Supplied records
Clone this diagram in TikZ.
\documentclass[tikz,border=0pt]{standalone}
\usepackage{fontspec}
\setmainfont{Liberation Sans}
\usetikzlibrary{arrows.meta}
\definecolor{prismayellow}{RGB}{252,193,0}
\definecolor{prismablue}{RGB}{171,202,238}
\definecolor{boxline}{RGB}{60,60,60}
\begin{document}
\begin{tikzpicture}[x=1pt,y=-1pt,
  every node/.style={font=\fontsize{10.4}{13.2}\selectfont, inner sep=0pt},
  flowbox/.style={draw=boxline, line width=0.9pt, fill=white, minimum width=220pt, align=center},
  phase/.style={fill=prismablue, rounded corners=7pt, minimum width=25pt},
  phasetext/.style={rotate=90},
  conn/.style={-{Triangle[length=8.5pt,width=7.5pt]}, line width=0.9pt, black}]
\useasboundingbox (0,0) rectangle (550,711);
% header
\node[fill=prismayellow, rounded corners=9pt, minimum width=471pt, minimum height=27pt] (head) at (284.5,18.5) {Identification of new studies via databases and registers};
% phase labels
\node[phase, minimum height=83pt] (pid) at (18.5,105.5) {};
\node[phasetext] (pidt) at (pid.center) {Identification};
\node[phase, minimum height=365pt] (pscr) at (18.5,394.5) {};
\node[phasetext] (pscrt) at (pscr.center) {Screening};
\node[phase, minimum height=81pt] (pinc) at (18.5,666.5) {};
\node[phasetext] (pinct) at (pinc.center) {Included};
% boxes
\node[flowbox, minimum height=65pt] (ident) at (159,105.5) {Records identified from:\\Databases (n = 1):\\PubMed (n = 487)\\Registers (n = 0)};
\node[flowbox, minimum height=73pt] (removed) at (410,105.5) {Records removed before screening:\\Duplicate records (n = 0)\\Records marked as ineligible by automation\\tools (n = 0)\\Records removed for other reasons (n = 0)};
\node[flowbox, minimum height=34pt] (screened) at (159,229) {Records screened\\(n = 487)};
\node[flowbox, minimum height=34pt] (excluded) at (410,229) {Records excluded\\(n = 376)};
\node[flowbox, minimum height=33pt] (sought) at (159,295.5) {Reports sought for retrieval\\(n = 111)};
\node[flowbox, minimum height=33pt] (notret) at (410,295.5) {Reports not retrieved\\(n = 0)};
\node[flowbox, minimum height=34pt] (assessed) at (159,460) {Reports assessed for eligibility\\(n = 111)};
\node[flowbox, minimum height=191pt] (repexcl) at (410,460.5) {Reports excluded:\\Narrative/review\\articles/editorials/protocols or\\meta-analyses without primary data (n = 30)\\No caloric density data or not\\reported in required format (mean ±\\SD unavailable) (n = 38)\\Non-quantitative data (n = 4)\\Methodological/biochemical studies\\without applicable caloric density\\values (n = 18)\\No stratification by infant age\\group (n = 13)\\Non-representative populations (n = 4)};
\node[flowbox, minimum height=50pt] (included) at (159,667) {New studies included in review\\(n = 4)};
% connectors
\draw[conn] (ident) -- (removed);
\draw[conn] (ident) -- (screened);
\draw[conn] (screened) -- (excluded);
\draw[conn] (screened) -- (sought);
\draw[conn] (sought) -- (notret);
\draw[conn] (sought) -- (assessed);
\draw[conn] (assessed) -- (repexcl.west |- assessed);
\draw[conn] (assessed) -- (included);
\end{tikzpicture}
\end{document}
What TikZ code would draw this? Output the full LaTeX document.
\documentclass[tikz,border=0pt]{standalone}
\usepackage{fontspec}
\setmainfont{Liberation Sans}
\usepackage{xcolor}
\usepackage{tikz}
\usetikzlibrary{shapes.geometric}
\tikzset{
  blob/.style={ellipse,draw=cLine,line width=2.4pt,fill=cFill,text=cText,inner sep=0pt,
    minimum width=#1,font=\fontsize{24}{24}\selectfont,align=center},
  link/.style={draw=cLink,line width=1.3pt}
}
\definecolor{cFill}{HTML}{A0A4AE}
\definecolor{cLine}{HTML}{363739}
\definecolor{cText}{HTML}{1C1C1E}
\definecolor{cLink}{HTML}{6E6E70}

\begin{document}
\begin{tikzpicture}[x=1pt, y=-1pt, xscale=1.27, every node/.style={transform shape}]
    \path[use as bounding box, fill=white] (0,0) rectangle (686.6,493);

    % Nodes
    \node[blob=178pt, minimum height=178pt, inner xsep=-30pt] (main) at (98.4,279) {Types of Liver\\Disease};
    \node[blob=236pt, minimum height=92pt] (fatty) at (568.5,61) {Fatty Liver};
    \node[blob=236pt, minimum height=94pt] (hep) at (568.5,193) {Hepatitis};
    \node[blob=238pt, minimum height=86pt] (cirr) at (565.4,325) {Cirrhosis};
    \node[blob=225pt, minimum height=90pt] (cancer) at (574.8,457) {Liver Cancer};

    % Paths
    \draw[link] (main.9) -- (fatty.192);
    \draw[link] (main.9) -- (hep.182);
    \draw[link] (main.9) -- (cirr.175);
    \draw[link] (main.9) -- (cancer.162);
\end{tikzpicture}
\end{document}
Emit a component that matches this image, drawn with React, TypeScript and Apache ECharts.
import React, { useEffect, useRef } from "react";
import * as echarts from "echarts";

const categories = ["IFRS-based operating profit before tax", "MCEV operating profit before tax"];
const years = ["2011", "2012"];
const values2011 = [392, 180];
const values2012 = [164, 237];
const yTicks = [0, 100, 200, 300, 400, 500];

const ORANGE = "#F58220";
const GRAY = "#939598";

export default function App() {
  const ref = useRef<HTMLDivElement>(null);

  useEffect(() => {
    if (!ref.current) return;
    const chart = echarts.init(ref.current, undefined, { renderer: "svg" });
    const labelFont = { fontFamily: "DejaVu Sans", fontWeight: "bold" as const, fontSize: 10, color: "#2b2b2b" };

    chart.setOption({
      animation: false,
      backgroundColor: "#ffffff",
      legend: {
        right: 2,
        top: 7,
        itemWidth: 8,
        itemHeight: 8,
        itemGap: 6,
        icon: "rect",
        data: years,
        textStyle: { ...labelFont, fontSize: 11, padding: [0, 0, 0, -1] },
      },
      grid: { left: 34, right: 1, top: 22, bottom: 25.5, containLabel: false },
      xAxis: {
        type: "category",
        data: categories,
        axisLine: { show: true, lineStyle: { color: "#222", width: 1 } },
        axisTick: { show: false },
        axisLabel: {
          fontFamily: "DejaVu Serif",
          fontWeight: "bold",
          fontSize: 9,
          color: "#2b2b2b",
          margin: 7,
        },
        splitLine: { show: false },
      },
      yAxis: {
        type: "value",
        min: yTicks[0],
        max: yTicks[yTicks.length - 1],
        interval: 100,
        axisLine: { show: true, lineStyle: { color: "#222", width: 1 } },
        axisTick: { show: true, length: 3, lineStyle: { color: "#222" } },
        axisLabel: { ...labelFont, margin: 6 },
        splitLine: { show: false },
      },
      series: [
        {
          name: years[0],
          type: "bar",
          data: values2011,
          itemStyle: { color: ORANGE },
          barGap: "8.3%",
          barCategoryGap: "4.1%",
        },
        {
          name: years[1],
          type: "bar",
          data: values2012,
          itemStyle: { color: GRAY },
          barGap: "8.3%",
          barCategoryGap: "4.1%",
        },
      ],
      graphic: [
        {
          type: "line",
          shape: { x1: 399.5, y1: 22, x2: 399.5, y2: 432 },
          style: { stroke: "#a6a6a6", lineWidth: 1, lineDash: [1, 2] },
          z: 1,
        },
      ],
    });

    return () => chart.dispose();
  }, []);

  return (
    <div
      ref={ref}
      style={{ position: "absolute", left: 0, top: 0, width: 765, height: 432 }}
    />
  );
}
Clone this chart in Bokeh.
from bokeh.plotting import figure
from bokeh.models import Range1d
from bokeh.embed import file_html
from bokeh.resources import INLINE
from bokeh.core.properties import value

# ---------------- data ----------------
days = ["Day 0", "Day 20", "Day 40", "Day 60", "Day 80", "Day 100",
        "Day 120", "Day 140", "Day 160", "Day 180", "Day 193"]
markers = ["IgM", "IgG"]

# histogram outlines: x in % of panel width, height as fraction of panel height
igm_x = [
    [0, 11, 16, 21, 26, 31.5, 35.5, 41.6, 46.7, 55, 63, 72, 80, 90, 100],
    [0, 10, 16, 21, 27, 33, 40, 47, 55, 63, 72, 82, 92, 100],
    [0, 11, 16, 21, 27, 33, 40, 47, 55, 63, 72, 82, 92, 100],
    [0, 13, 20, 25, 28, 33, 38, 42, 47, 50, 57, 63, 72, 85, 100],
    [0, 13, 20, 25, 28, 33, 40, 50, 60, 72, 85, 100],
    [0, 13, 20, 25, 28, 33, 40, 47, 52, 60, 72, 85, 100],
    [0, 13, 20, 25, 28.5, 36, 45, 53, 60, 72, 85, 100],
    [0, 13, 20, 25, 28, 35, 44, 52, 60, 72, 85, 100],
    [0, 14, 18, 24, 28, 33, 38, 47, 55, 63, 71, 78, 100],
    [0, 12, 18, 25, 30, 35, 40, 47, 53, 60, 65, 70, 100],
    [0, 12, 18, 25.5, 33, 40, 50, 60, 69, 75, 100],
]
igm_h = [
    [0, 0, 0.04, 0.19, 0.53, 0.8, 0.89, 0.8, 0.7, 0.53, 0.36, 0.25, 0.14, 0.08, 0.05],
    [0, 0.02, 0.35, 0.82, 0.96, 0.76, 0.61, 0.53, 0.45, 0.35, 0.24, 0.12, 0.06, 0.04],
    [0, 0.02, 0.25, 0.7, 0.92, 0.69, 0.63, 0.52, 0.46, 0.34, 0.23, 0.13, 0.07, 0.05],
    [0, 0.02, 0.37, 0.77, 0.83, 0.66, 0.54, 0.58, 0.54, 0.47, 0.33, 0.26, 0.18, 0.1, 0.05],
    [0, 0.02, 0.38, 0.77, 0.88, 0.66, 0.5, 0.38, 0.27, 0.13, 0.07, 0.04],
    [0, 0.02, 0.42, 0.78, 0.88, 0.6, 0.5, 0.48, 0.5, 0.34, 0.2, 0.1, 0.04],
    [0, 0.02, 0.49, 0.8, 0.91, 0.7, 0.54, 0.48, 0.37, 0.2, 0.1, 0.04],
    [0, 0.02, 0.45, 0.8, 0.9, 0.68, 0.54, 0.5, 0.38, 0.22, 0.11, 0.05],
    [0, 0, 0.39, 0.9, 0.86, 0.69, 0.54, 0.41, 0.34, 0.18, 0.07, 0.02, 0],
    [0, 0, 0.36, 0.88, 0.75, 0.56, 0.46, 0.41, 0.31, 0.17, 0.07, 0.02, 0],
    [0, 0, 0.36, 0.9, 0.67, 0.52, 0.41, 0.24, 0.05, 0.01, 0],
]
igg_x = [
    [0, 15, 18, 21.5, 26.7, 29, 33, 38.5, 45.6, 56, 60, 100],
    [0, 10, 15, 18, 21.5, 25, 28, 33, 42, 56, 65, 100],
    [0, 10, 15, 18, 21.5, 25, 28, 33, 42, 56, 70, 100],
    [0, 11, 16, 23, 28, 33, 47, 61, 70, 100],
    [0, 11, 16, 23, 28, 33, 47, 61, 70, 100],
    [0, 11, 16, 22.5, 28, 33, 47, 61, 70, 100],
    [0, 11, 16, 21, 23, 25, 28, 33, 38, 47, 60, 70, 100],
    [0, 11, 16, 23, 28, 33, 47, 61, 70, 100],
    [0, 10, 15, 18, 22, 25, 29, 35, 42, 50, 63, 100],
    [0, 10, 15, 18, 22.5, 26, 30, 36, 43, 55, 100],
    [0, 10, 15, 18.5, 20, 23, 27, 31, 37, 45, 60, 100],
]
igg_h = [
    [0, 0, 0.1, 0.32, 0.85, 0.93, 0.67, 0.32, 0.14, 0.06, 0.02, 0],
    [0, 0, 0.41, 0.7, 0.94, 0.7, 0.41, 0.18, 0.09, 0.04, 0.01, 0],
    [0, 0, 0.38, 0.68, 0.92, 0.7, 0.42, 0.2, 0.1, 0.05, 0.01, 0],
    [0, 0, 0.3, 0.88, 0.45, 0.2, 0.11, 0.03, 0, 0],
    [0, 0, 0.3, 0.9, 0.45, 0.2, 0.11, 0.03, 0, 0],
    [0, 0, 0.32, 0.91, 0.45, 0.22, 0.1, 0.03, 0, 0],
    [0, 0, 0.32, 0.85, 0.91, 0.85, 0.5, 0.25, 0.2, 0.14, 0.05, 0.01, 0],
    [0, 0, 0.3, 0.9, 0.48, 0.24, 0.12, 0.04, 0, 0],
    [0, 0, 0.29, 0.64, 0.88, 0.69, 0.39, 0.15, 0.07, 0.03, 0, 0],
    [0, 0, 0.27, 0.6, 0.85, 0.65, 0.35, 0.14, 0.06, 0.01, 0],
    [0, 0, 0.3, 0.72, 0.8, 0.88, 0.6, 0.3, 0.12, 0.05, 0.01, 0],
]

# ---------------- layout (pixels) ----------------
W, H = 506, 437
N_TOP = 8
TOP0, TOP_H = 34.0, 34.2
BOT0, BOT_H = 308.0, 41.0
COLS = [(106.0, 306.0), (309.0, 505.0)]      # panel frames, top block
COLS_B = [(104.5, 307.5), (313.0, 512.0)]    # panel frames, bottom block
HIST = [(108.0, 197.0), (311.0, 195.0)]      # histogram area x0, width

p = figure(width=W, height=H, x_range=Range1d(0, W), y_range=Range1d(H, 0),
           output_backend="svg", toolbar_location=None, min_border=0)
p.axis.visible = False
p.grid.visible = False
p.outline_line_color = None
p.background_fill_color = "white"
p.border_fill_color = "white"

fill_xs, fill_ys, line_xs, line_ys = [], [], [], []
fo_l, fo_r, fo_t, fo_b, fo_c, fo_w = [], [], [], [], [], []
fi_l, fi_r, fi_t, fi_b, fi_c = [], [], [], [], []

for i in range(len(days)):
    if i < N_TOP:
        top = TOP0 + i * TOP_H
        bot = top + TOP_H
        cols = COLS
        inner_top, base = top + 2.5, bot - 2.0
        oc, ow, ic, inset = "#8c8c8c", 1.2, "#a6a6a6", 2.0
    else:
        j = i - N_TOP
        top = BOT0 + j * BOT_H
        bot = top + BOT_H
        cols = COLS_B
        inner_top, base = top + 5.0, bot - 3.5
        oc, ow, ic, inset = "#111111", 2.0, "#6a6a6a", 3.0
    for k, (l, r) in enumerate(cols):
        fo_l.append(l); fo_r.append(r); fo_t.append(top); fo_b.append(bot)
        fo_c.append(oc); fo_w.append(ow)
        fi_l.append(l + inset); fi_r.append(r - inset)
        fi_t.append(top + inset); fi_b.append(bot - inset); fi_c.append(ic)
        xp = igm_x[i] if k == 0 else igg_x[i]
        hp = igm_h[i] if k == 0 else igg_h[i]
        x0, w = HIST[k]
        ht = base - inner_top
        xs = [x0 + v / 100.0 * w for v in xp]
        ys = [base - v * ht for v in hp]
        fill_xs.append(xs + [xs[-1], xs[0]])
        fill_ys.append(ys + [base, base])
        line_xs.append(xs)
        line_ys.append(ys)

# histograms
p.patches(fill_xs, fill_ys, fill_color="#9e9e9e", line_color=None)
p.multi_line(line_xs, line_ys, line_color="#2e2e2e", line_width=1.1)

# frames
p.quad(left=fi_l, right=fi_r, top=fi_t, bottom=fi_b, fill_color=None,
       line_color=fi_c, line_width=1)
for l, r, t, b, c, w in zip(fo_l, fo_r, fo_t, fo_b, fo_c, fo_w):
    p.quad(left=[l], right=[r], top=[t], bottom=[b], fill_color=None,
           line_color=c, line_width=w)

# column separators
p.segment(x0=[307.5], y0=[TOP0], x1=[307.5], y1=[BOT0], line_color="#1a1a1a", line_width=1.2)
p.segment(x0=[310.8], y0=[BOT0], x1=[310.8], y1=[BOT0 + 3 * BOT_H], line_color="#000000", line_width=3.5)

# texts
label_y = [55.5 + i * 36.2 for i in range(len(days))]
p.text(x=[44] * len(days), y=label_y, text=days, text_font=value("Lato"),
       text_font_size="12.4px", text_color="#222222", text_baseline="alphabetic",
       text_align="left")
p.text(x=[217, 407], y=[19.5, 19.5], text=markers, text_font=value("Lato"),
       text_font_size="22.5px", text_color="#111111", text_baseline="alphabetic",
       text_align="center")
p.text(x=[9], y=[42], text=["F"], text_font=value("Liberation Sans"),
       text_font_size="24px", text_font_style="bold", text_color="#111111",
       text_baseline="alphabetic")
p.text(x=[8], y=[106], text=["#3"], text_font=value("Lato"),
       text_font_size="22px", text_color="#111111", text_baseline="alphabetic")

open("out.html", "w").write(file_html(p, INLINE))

Problem description
Retype, in the same exact form, the lines of the material above from the line holding "Clone this chart in Bokeh." through the line holding "from bokeh.core.properties import value".

Result
Clone this chart in Bokeh.
from bokeh.plotting import figure
from bokeh.models import Range1d
from bokeh.embed import file_html
from bokeh.resources import INLINE
from bokeh.core.properties import value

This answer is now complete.